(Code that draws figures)
***
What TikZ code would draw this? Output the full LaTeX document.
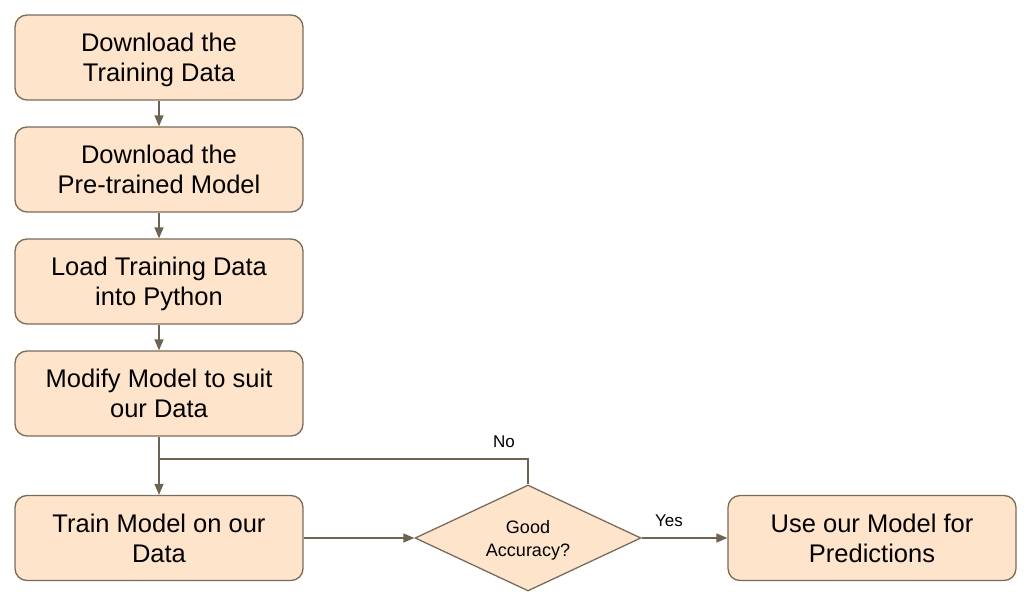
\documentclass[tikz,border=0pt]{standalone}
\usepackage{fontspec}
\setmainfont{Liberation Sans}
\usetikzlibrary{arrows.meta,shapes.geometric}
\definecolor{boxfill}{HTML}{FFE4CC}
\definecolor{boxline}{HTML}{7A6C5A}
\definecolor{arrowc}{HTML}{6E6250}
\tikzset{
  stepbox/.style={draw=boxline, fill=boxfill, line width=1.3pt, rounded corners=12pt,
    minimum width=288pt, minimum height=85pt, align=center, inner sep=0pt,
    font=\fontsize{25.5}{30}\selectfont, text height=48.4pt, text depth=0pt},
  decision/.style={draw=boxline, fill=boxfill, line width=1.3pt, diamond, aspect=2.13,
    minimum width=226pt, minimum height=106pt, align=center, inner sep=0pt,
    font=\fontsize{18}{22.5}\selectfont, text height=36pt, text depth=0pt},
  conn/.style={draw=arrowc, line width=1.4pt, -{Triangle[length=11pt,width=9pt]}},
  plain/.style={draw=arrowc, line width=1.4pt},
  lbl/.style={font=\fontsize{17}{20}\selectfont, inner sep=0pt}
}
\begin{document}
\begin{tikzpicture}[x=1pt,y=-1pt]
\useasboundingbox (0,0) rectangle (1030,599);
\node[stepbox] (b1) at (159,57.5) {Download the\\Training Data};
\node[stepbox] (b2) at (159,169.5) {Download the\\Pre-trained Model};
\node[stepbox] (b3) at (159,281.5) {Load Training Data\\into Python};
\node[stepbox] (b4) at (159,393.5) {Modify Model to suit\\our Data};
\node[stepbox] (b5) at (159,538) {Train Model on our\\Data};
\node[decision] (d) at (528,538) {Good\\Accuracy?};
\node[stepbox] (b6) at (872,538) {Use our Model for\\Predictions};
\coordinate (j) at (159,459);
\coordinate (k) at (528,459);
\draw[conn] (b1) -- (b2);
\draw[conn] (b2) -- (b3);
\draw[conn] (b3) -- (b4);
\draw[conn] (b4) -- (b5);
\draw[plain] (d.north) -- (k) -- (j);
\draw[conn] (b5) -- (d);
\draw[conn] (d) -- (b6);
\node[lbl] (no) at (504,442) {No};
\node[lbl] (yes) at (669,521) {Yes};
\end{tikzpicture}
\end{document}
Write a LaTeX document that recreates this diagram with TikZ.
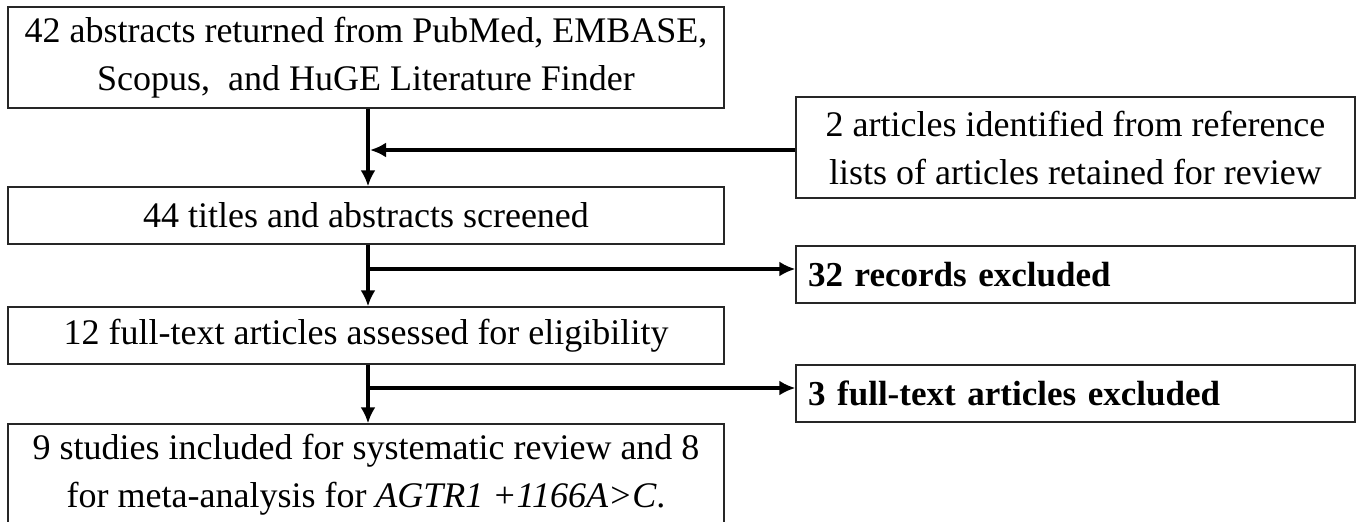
***
### [PROMPT]
Write out again every line above exactly as given; the pictures do not belong in the copy.

### [THE COMPLETED TASK]
What TikZ code would draw this? Output the full LaTeX document.
\documentclass[tikz,border=0pt]{standalone}
\usepackage{fontspec}
\setmainfont{Liberation Sans}
\usetikzlibrary{arrows.meta,shapes.geometric}
\definecolor{boxfill}{HTML}{FFE4CC}
\definecolor{boxline}{HTML}{7A6C5A}
\definecolor{arrowc}{HTML}{6E6250}
\tikzset{
  stepbox/.style={draw=boxline, fill=boxfill, line width=1.3pt, rounded corners=12pt,
    minimum width=288pt, minimum height=85pt, align=center, inner sep=0pt,
    font=\fontsize{25.5}{30}\selectfont, text height=48.4pt, text depth=0pt},
  decision/.style={draw=boxline, fill=boxfill, line width=1.3pt, diamond, aspect=2.13,
    minimum width=226pt, minimum height=106pt, align=center, inner sep=0pt,
    font=\fontsize{18}{22.5}\selectfont, text height=36pt, text depth=0pt},
  conn/.style={draw=arrowc, line width=1.4pt, -{Triangle[length=11pt,width=9pt]}},
  plain/.style={draw=arrowc, line width=1.4pt},
  lbl/.style={font=\fontsize{17}{20}\selectfont, inner sep=0pt}
}
\begin{document}
\begin{tikzpicture}[x=1pt,y=-1pt]
\useasboundingbox (0,0) rectangle (1030,599);
\node[stepbox] (b1) at (159,57.5) {Download the\\Training Data};
\node[stepbox] (b2) at (159,169.5) {Download the\\Pre-trained Model};
\node[stepbox] (b3) at (159,281.5) {Load Training Data\\into Python};
\node[stepbox] (b4) at (159,393.5) {Modify Model to suit\\our Data};
\node[stepbox] (b5) at (159,538) {Train Model on our\\Data};
\node[decision] (d) at (528,538) {Good\\Accuracy?};
\node[stepbox] (b6) at (872,538) {Use our Model for\\Predictions};
\coordinate (j) at (159,459);
\coordinate (k) at (528,459);
\draw[conn] (b1) -- (b2);
\draw[conn] (b2) -- (b3);
\draw[conn] (b3) -- (b4);
\draw[conn] (b4) -- (b5);
\draw[plain] (d.north) -- (k) -- (j);
\draw[conn] (b5) -- (d);
\draw[conn] (d) -- (b6);
\node[lbl] (no) at (504,442) {No};
\node[lbl] (yes) at (669,521) {Yes};
\end{tikzpicture}
\end{document}
Write a LaTeX document that recreates this diagram with TikZ.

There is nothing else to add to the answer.